**Set exercise**
Drop every picture. Then return, exactly, the lines from the beginning of the listing below through the one containing "q7, q8, q9];".
— Start of Source material —
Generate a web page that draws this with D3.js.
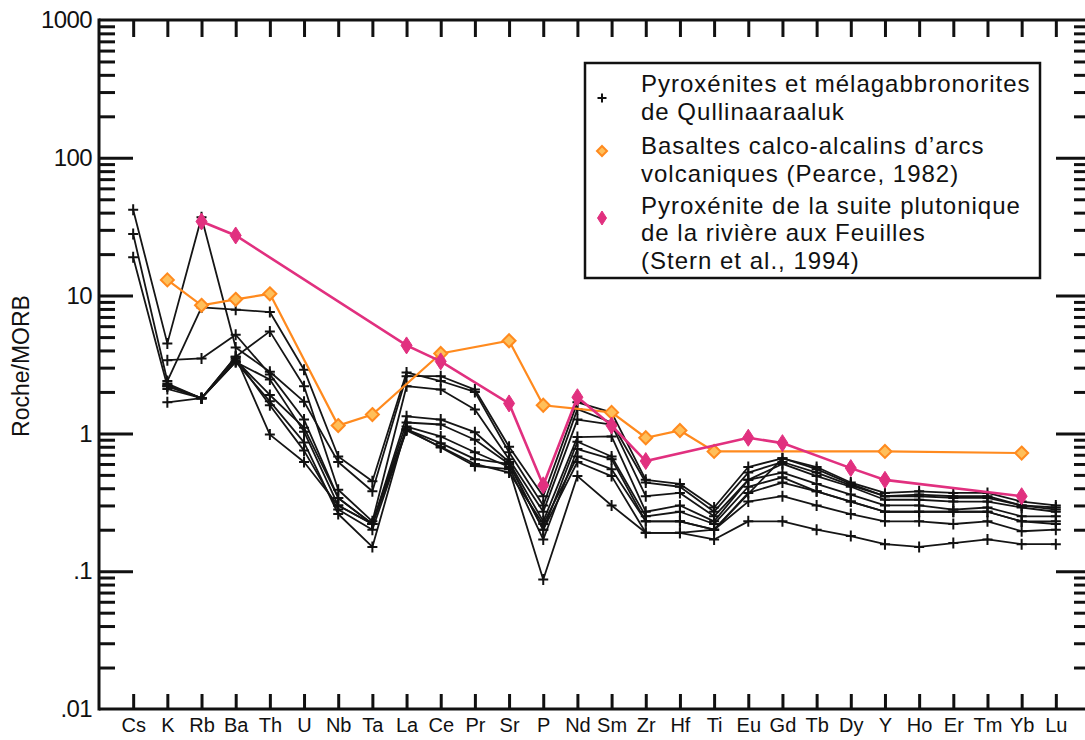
<!DOCTYPE html>
<html>
<head>
<meta charset="utf-8">
<script src="https://cdn.jsdelivr.net/npm/d3@7"></script>
<style>
  html, body { margin: 0; padding: 0; background: #ffffff; }
  svg text { font-family: "Liberation Sans", Arial, Helvetica, sans-serif; fill: #111; }
</style>
</head>
<body>
<svg id="chart" width="1085" height="740"></svg>
<script>
// Trace elements, normalised to MORB
const elements = ["Cs","K","Rb","Ba","Th","U","Nb","Ta","La","Ce","Pr","Sr","P","Nd","Sm","Zr","Hf","Ti","Eu","Gd","Tb","Dy","Y","Ho","Er","Tm","Yb","Lu"];

// Quillinaaraaluk pyroxenites and melagabbronorites (one array per sample, null = not analysed)
const q1 = [42, 4.5, 37, 4.2, 2.8, 1.7, 0.62, 0.38, 2.6, 2.6, 2.08, 0.8, 0.35, 1.68, 1.42, 0.46, 0.43, 0.29, 0.57, 0.66, 0.57, 0.44, 0.37, 0.38, 0.37, 0.37, 0.32, 0.30];
const q2 = [28, 2.4, 8.2, 7.9, 7.6, 2.9, 0.68, 0.45, 2.77, 2.4, 2.0, 0.73, 0.30, 1.5, 1.2, 0.44, 0.41, 0.27, 0.52, 0.62, 0.52, 0.42, 0.35, 0.35, 0.34, 0.34, 0.30, 0.28];
const q3 = [19, 2.2, 1.8, 3.6, 5.5, 2.2, 0.39, 0.23, 2.2, 2.08, 1.49, 0.65, 0.27, 1.26, 1.16, 0.35, 0.37, 0.25, 0.46, 0.60, 0.49, 0.41, 0.33, 0.33, 0.32, 0.32, 0.29, 0.27];
const q4 = [null, 3.4, 3.5, 5.2, 2.68, 1.26, 0.34, 0.22, 1.33, 1.26, 1.02, 0.62, 0.23, 0.94, 0.95, 0.27, 0.30, 0.23, 0.46, 0.52, 0.43, 0.36, 0.30, 0.30, 0.28, 0.29, 0.25, 0.25];
const q5 = [null, 2.1, 1.8, 3.3, 2.46, 1.03, 0.30, 0.22, 1.2, 1.16, 0.9, 0.60, 0.20, 0.87, 0.68, 0.25, 0.27, 0.22, 0.41, 0.48, 0.38, 0.32, 0.27, 0.27, 0.27, 0.27, 0.23, 0.23];
const q6 = [null, 1.68, 1.8, 3.3, 1.71, 0.86, 0.26, 0.15, 1.12, 0.95, 0.73, 0.57, 0.17, 0.77, 0.65, 0.23, 0.23, 0.20, 0.37, 0.44, 0.38, 0.32, 0.27, 0.27, 0.27, 0.27, 0.23, 0.22];
const q7 = [null, 2.3, 1.8, 3.6, 0.98, 0.62, 0.30, 0.22, 1.07, 0.79, 0.58, 0.55, 0.087, 0.49, 0.30, 0.19, 0.19, 0.17, 0.23, 0.23, 0.20, 0.18, 0.157, 0.15, 0.16, 0.17, 0.157, 0.157];
const q8 = [null, 2.2, 1.8, 3.4, 1.9, 1.1, 0.34, 0.22, 1.07, 0.85, 0.65, 0.60, 0.20, 0.62, 0.49, 0.19, 0.19, 0.20, null, 0.66, 0.55, 0.43, 0.35, 0.36, 0.35, 0.35, 0.30, 0.29];
const q9 = [null, 2.25, 1.8, 3.5, 1.6, 0.75, 0.28, 0.20, 1.05, 0.80, 0.60, 0.52, 0.22, 0.68, 0.55, 0.23, 0.23, 0.20, 0.32, 0.35, 0.30, 0.26, 0.23, 0.23, 0.22, 0.23, 0.195, 0.20];
const quillSamples = [q1, q2, q3, q4, q5, q6, q7, q8, q9];

// Calc-alkaline arc basalts (Pearce, 1982)
const pearce = [null, 13, 8.5, 9.4, 10.3, null, 1.14, 1.37, null, 3.8, null, 4.7, 1.6, null, 1.42, 0.93, 1.05, 0.74, null, null, null, null, 0.74, null, null, null, 0.72, null];

// Pyroxenite, rivière aux Feuilles plutonic suite (Stern et al., 1994)
const stern = [null, null, 34.5, 27.3, null, null, null, null, 4.35, 3.33, null, 1.65, 0.42, 1.83, 1.14, 0.63, null, null, 0.93, 0.85, null, 0.56, 0.46, null, null, null, 0.35, null];

const yMajorTicks = [0.01, 0.1, 1, 10, 100, 1000];
const yTickLabels = [".01", ".1", "1", "10", "100", "1000"];

const legendLabels = [
  ["Pyroxénites et mélagabbronorites", "de Qullinaaraaluk"],
  ["Basaltes calco-alcalins d\u2019arcs", "volcaniques (Pearce, 1982)"],
  ["Pyroxénite de la suite plutonique", "de la rivière aux Feuilles", "(Stern et al., 1994)"]
];

(function () {
const svg = d3.select("#chart");
const xL = 99, xR = 1090, yT = 20, yB = 709;

const x = d3.scalePoint().domain(elements).range([xL, xR]).padding(1);
const y = d3.scaleLog().domain([0.01, 1000]).range([yB, yT]);

const ORANGE = "#ff8a1e", ORANGE_FILL = "#ffbf5a", PINK = "#e1307f";

// minor log ticks (2..9 in each decade)
const minorTicks = y.ticks().filter(v => !yMajorTicks.some(m => Math.abs(m - v) < 1e-9));

// ---- frame ----
const frame = svg.append("g").attr("stroke", "#111").attr("stroke-width", 3).attr("fill", "none");
frame.append("line").attr("x1", xL).attr("x2", xL).attr("y1", yT - 1.5).attr("y2", yB + 1.5);
frame.append("line").attr("x1", xL).attr("x2", xR).attr("y1", yT).attr("y2", yT);
frame.append("line").attr("x1", xL).attr("x2", xR).attr("y1", yB).attr("y2", yB);
frame.append("line").attr("x1", xR).attr("x2", xR).attr("y1", yT).attr("y2", yB);

function styleAxis(g, w) {
  g.select(".domain").remove();
  g.selectAll(".tick line").attr("stroke", "#111").attr("stroke-width", w);
  g.selectAll(".tick text").remove();
}

// left axis ticks
svg.append("g").attr("transform", `translate(${xL},0)`)
  .call(d3.axisRight(y).tickValues(yMajorTicks.slice(1, -1)).tickSize(34).tickFormat(""))
  .call(g => styleAxis(g, 3));
svg.append("g").attr("transform", `translate(${xL},0)`)
  .call(d3.axisRight(y).tickValues(minorTicks).tickSize(16).tickFormat(""))
  .call(g => styleAxis(g, 3));
// right axis ticks
svg.append("g").attr("transform", `translate(${xR},0)`)
  .call(d3.axisLeft(y).tickValues(yMajorTicks.slice(1, -1)).tickSize(34).tickFormat(""))
  .call(g => styleAxis(g, 3));
svg.append("g").attr("transform", `translate(${xR},0)`)
  .call(d3.axisLeft(y).tickValues(minorTicks).tickSize(16).tickFormat(""))
  .call(g => styleAxis(g, 3));

// y tick labels
const yLab = svg.append("g").attr("transform", `translate(${xL},0)`)
  .call(d3.axisLeft(y).tickValues(yMajorTicks).tickSize(0).tickPadding(7)
        .tickFormat((d, i) => yTickLabels[i]));
yLab.select(".domain").remove();
yLab.selectAll("text").attr("font-size", 24).attr("fill", "#111")
  .attr("font-family", "'Liberation Sans', Arial, sans-serif").attr("letter-spacing", -0.6);

// x ticks (top and bottom)
svg.append("g").attr("transform", `translate(0,${yT})`)
  .call(d3.axisBottom(x).tickSize(17).tickFormat(""))
  .call(g => styleAxis(g, 3));
svg.append("g").attr("transform", `translate(0,${yB})`)
  .call(d3.axisTop(x).tickSize(15).tickFormat(""))
  .call(g => styleAxis(g, 3));

// x labels
const xLab = svg.append("g").attr("transform", `translate(0,${yB})`)
  .call(d3.axisBottom(x).tickSize(0).tickPadding(9));
xLab.select(".domain").remove();
xLab.selectAll("text").attr("font-size", 20).attr("fill", "#111")
  .attr("font-family", "'Liberation Sans', Arial, sans-serif");

// y title
svg.append("text")
  .attr("transform", `translate(29,366) rotate(-90)`)
  .attr("text-anchor", "middle")
  .attr("font-size", 23)
  .text("Roche/MORB");

// ---- series ----
const line = d3.line()
  .x(d => x(d.el))
  .y(d => y(d.v));

function present(arr) { return arr.map((v, i) => ({ el: elements[i], v })).filter(d => d.v != null); }

const crossPath = "M-5,0H5M0,-5.5V5.5";
const diamond = r => `M0,${-r}L${r},0L0,${r}L${-r},0Z`;

const blackG = svg.append("g");
quillSamples.forEach(s => {
  blackG.append("path")
    .attr("d", line(present(s)))
    .attr("fill", "none").attr("stroke", "#151515").attr("stroke-width", 1.8)
    .attr("stroke-linejoin", "round");
});
quillSamples.forEach(s => {
  blackG.selectAll(null).data(present(s)).enter().append("path")
    .attr("d", crossPath)
    .attr("transform", d => `translate(${x(d.el)},${y(d.v)})`)
    .attr("stroke", "#111").attr("stroke-width", 2).attr("fill", "none");
});

// Pearce 1982
svg.append("path").attr("d", line(present(pearce)))
  .attr("fill", "none").attr("stroke", ORANGE).attr("stroke-width", 2.2);
svg.selectAll(".pearce").data(present(pearce)).enter().append("path")
  .attr("class", "pearce")
  .attr("d", diamond(6.5))
  .attr("transform", d => `translate(${x(d.el)},${y(d.v)})`)
  .attr("fill", ORANGE_FILL).attr("stroke", ORANGE).attr("stroke-width", 2);

// Stern et al. 1994
svg.append("path").attr("d", line(present(stern)))
  .attr("fill", "none").attr("stroke", PINK).attr("stroke-width", 2.6);
svg.selectAll(".stern").data(present(stern)).enter().append("path")
  .attr("class", "stern")
  .attr("d", "M0,-8.5L5.5,0L0,8.5L-5.5,0Z")
  .attr("transform", d => `translate(${x(d.el)},${y(d.v)})`)
  .attr("fill", PINK).attr("stroke", PINK).attr("stroke-width", 1);

// ---- legend ----
const lg = svg.append("g");
lg.append("rect").attr("x", 585).attr("y", 63).attr("width", 455).attr("height", 215)
  .attr("fill", "#fff").attr("stroke", "#111").attr("stroke-width", 2.5);

const baselines = [[92, 120], [154, 182], [214, 241, 269]];
legendLabels.forEach((lines, i) => {
  lines.forEach((t, j) => {
    lg.append("text").attr("x", 641).attr("y", baselines[i][j])
      .attr("font-size", 24).attr("letter-spacing", 1).text(t);
  });
});
lg.append("path").attr("d", "M-4.5,0H4.5M0,-4.5V4.5").attr("transform", "translate(602,98)")
  .attr("stroke", "#111").attr("stroke-width", 2);
lg.append("path").attr("d", diamond(5)).attr("transform", "translate(602,151)")
  .attr("fill", ORANGE_FILL).attr("stroke", ORANGE).attr("stroke-width", 2);
lg.append("path").attr("d", "M0,-7L4.5,0L0,7L-4.5,0Z").attr("transform", "translate(602,218)")
  .attr("fill", PINK).attr("stroke", PINK);
})();
</script>
</body>
</html>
— End of Source material —
**Problem solution**
Generate a web page that draws this with D3.js.
<!DOCTYPE html>
<html>
<head>
<meta charset="utf-8">
<script src="https://cdn.jsdelivr.net/npm/d3@7"></script>
<style>
  html, body { margin: 0; padding: 0; background: #ffffff; }
  svg text { font-family: "Liberation Sans", Arial, Helvetica, sans-serif; fill: #111; }
</style>
</head>
<body>
<svg id="chart" width="1085" height="740"></svg>
<script>
// Trace elements, normalised to MORB
const elements = ["Cs","K","Rb","Ba","Th","U","Nb","Ta","La","Ce","Pr","Sr","P","Nd","Sm","Zr","Hf","Ti","Eu","Gd","Tb","Dy","Y","Ho","Er","Tm","Yb","Lu"];

// Quillinaaraaluk pyroxenites and melagabbronorites (one array per sample, null = not analysed)
const q1 = [42, 4.5, 37, 4.2, 2.8, 1.7, 0.62, 0.38, 2.6, 2.6, 2.08, 0.8, 0.35, 1.68, 1.42, 0.46, 0.43, 0.29, 0.57, 0.66, 0.57, 0.44, 0.37, 0.38, 0.37, 0.37, 0.32, 0.30];
const q2 = [28, 2.4, 8.2, 7.9, 7.6, 2.9, 0.68, 0.45, 2.77, 2.4, 2.0, 0.73, 0.30, 1.5, 1.2, 0.44, 0.41, 0.27, 0.52, 0.62, 0.52, 0.42, 0.35, 0.35, 0.34, 0.34, 0.30, 0.28];
const q3 = [19, 2.2, 1.8, 3.6, 5.5, 2.2, 0.39, 0.23, 2.2, 2.08, 1.49, 0.65, 0.27, 1.26, 1.16, 0.35, 0.37, 0.25, 0.46, 0.60, 0.49, 0.41, 0.33, 0.33, 0.32, 0.32, 0.29, 0.27];
const q4 = [null, 3.4, 3.5, 5.2, 2.68, 1.26, 0.34, 0.22, 1.33, 1.26, 1.02, 0.62, 0.23, 0.94, 0.95, 0.27, 0.30, 0.23, 0.46, 0.52, 0.43, 0.36, 0.30, 0.30, 0.28, 0.29, 0.25, 0.25];
const q5 = [null, 2.1, 1.8, 3.3, 2.46, 1.03, 0.30, 0.22, 1.2, 1.16, 0.9, 0.60, 0.20, 0.87, 0.68, 0.25, 0.27, 0.22, 0.41, 0.48, 0.38, 0.32, 0.27, 0.27, 0.27, 0.27, 0.23, 0.23];
const q6 = [null, 1.68, 1.8, 3.3, 1.71, 0.86, 0.26, 0.15, 1.12, 0.95, 0.73, 0.57, 0.17, 0.77, 0.65, 0.23, 0.23, 0.20, 0.37, 0.44, 0.38, 0.32, 0.27, 0.27, 0.27, 0.27, 0.23, 0.22];
const q7 = [null, 2.3, 1.8, 3.6, 0.98, 0.62, 0.30, 0.22, 1.07, 0.79, 0.58, 0.55, 0.087, 0.49, 0.30, 0.19, 0.19, 0.17, 0.23, 0.23, 0.20, 0.18, 0.157, 0.15, 0.16, 0.17, 0.157, 0.157];
const q8 = [null, 2.2, 1.8, 3.4, 1.9, 1.1, 0.34, 0.22, 1.07, 0.85, 0.65, 0.60, 0.20, 0.62, 0.49, 0.19, 0.19, 0.20, null, 0.66, 0.55, 0.43, 0.35, 0.36, 0.35, 0.35, 0.30, 0.29];
const q9 = [null, 2.25, 1.8, 3.5, 1.6, 0.75, 0.28, 0.20, 1.05, 0.80, 0.60, 0.52, 0.22, 0.68, 0.55, 0.23, 0.23, 0.20, 0.32, 0.35, 0.30, 0.26, 0.23, 0.23, 0.22, 0.23, 0.195, 0.20];
const quillSamples = [q1, q2, q3, q4, q5, q6, q7, q8, q9];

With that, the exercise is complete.